TASK TO CARRY OUT: Begin with the first line and repeat exactly through the line containing "fig = plt.figure(figsize=(3.6, 5.4), dpi=100, facecolor=BG)"; leave every image out.

----- SUPPLIED MATERIAL -----

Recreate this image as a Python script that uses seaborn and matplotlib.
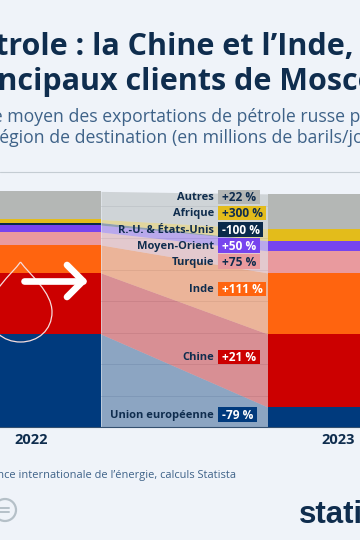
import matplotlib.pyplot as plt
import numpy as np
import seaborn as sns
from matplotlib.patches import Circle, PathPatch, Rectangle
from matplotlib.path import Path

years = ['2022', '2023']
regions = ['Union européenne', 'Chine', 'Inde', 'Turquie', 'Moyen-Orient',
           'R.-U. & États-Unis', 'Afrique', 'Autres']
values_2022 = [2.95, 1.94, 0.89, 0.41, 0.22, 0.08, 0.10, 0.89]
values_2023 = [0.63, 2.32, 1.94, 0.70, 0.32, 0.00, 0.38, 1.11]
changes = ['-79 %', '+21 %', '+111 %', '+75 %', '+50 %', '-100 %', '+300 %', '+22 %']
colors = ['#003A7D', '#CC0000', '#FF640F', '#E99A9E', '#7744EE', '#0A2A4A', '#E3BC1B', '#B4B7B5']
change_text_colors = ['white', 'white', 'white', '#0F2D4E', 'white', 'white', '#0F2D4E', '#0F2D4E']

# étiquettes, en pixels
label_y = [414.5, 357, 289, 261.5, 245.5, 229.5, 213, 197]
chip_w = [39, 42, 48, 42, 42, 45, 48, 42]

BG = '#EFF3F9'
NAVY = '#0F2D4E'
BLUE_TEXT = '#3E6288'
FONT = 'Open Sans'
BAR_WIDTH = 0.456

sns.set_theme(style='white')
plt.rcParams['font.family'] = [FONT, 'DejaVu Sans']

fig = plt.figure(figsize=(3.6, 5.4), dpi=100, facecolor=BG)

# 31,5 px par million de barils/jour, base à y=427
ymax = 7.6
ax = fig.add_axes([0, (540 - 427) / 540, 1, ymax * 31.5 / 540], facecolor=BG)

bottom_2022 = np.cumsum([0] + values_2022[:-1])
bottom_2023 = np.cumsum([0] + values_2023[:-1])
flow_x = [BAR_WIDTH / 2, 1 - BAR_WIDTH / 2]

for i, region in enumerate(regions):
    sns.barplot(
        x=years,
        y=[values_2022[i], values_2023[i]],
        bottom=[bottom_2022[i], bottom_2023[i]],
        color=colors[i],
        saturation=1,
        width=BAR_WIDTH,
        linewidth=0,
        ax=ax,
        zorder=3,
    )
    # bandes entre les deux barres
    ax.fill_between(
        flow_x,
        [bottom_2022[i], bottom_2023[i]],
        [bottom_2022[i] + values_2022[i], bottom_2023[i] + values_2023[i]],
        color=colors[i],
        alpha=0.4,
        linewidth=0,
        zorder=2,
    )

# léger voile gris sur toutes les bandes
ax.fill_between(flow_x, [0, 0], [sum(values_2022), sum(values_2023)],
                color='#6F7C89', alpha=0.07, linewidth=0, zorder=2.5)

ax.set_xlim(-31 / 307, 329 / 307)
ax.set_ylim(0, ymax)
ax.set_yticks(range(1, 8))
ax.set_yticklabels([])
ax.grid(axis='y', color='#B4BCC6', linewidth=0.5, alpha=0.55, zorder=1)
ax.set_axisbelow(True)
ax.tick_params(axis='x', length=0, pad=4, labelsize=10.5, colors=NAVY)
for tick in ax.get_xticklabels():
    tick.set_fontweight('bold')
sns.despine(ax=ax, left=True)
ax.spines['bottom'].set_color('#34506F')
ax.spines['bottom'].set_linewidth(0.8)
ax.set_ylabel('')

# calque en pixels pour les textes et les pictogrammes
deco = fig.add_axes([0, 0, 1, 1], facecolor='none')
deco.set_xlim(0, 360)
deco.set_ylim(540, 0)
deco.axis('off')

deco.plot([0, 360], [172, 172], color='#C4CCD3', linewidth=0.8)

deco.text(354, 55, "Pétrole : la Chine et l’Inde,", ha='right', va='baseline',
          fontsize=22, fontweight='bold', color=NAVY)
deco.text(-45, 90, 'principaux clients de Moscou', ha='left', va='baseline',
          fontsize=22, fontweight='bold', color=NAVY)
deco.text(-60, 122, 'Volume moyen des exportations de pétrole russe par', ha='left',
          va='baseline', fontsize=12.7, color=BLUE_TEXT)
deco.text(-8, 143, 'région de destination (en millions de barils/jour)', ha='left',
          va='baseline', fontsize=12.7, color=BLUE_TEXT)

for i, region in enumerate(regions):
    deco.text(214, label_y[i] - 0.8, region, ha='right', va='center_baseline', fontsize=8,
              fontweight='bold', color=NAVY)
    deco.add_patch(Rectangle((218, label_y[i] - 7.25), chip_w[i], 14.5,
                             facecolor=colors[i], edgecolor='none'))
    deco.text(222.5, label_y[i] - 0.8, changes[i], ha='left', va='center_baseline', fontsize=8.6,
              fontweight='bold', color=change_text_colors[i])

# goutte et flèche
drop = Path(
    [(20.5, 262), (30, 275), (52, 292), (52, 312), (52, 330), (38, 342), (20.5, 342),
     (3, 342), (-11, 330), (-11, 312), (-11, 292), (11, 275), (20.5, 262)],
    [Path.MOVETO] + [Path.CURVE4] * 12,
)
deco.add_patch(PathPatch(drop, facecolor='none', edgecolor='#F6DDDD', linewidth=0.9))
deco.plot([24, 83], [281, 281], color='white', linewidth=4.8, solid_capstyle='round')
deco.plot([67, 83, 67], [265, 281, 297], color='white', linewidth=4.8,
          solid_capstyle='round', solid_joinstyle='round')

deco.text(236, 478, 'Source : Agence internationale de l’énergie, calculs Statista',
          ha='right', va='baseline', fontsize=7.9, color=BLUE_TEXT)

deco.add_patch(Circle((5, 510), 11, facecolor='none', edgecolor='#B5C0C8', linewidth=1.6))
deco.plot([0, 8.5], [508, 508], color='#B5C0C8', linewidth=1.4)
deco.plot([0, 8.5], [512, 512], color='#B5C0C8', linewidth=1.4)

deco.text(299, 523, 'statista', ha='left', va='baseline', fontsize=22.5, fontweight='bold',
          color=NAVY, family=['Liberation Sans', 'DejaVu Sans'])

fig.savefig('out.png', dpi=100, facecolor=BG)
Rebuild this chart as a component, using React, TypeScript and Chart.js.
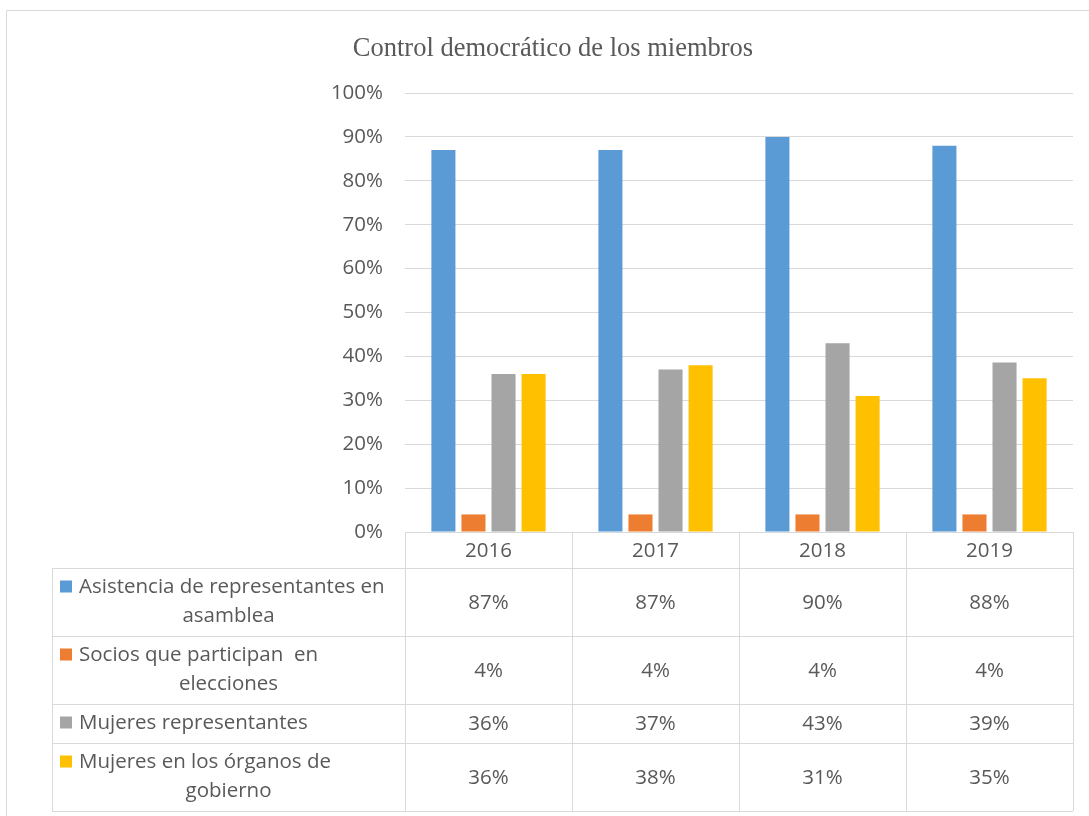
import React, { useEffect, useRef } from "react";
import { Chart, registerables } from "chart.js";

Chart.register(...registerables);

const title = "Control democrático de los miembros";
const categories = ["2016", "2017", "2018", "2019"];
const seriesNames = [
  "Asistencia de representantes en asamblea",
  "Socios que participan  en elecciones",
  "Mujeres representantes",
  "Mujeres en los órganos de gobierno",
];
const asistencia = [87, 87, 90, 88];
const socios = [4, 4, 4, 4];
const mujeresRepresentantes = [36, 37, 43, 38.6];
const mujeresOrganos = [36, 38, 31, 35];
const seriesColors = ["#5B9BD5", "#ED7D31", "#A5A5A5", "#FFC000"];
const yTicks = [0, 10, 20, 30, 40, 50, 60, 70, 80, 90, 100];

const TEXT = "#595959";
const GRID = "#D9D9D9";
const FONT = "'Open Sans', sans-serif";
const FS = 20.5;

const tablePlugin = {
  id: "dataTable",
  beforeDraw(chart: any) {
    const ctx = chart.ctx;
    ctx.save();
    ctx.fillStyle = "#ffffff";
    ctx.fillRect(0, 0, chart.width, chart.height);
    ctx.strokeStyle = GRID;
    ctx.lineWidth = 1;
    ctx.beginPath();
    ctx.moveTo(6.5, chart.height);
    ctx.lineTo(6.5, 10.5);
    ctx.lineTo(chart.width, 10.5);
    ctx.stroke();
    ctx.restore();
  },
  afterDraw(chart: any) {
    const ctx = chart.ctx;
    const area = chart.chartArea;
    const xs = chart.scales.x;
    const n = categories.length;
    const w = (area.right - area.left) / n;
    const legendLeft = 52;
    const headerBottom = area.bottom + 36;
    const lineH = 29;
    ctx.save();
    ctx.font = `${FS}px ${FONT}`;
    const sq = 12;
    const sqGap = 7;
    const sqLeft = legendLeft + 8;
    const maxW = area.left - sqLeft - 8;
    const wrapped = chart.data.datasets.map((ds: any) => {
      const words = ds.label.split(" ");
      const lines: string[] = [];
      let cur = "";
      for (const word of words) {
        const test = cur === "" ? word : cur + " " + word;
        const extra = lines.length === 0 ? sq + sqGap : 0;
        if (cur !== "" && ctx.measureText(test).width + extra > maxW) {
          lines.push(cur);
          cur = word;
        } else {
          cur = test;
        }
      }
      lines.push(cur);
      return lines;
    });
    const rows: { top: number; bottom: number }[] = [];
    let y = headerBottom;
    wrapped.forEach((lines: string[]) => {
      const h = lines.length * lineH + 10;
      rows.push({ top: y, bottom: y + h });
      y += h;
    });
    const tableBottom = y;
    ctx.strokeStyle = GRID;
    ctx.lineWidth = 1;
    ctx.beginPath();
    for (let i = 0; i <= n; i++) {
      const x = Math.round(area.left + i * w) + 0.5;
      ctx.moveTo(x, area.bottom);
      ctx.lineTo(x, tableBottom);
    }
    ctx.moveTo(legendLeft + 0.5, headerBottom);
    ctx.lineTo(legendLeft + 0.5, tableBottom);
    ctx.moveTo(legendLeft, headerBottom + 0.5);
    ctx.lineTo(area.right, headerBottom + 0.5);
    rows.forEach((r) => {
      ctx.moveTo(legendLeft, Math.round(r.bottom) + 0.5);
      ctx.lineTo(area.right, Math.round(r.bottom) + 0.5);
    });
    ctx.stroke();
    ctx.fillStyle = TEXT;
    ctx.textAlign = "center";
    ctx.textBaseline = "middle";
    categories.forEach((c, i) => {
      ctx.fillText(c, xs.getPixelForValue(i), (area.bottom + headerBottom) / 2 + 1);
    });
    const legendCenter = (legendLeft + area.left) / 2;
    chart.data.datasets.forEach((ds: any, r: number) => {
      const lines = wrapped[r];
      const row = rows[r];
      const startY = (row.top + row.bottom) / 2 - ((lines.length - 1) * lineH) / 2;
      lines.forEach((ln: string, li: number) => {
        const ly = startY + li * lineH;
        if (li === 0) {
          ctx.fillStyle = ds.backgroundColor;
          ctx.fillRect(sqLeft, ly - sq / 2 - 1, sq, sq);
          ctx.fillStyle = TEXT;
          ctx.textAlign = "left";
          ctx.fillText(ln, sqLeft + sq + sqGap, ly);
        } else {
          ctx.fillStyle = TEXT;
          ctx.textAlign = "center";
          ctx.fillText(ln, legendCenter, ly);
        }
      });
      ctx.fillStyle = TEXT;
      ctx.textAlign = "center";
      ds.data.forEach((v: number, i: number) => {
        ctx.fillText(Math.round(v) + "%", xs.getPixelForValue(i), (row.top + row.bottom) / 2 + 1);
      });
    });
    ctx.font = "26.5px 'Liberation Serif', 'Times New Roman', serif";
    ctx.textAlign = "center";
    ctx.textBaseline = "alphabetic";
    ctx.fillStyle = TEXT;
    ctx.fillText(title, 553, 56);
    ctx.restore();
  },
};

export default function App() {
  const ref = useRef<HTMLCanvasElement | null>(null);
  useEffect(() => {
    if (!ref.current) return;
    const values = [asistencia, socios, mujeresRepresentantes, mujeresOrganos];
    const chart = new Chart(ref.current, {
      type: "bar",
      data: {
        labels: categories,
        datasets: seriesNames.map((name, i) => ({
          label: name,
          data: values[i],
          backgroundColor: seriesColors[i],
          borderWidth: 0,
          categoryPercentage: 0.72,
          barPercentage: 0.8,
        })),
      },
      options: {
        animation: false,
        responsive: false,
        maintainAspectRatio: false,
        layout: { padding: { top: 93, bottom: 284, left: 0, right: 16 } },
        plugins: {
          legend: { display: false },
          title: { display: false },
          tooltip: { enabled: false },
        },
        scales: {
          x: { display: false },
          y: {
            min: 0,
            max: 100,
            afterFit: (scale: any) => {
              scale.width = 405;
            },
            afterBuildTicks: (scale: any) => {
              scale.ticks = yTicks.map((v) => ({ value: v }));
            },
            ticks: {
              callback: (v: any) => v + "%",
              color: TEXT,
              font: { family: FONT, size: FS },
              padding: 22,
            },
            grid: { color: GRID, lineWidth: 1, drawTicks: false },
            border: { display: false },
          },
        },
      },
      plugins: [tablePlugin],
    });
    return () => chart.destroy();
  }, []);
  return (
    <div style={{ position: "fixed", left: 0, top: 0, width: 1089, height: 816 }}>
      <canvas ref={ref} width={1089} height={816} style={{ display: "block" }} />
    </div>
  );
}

-----

EXERCISE OUTPUT:
Recreate this image as a Python script that uses seaborn and matplotlib.
import matplotlib.pyplot as plt
import numpy as np
import seaborn as sns
from matplotlib.patches import Circle, PathPatch, Rectangle
from matplotlib.path import Path

years = ['2022', '2023']
regions = ['Union européenne', 'Chine', 'Inde', 'Turquie', 'Moyen-Orient',
           'R.-U. & États-Unis', 'Afrique', 'Autres']
values_2022 = [2.95, 1.94, 0.89, 0.41, 0.22, 0.08, 0.10, 0.89]
values_2023 = [0.63, 2.32, 1.94, 0.70, 0.32, 0.00, 0.38, 1.11]
changes = ['-79 %', '+21 %', '+111 %', '+75 %', '+50 %', '-100 %', '+300 %', '+22 %']
colors = ['#003A7D', '#CC0000', '#FF640F', '#E99A9E', '#7744EE', '#0A2A4A', '#E3BC1B', '#B4B7B5']
change_text_colors = ['white', 'white', 'white', '#0F2D4E', 'white', 'white', '#0F2D4E', '#0F2D4E']

# étiquettes, en pixels
label_y = [414.5, 357, 289, 261.5, 245.5, 229.5, 213, 197]
chip_w = [39, 42, 48, 42, 42, 45, 48, 42]

BG = '#EFF3F9'
NAVY = '#0F2D4E'
BLUE_TEXT = '#3E6288'
FONT = 'Open Sans'
BAR_WIDTH = 0.456

sns.set_theme(style='white')
plt.rcParams['font.family'] = [FONT, 'DejaVu Sans']

fig = plt.figure(figsize=(3.6, 5.4), dpi=100, facecolor=BG)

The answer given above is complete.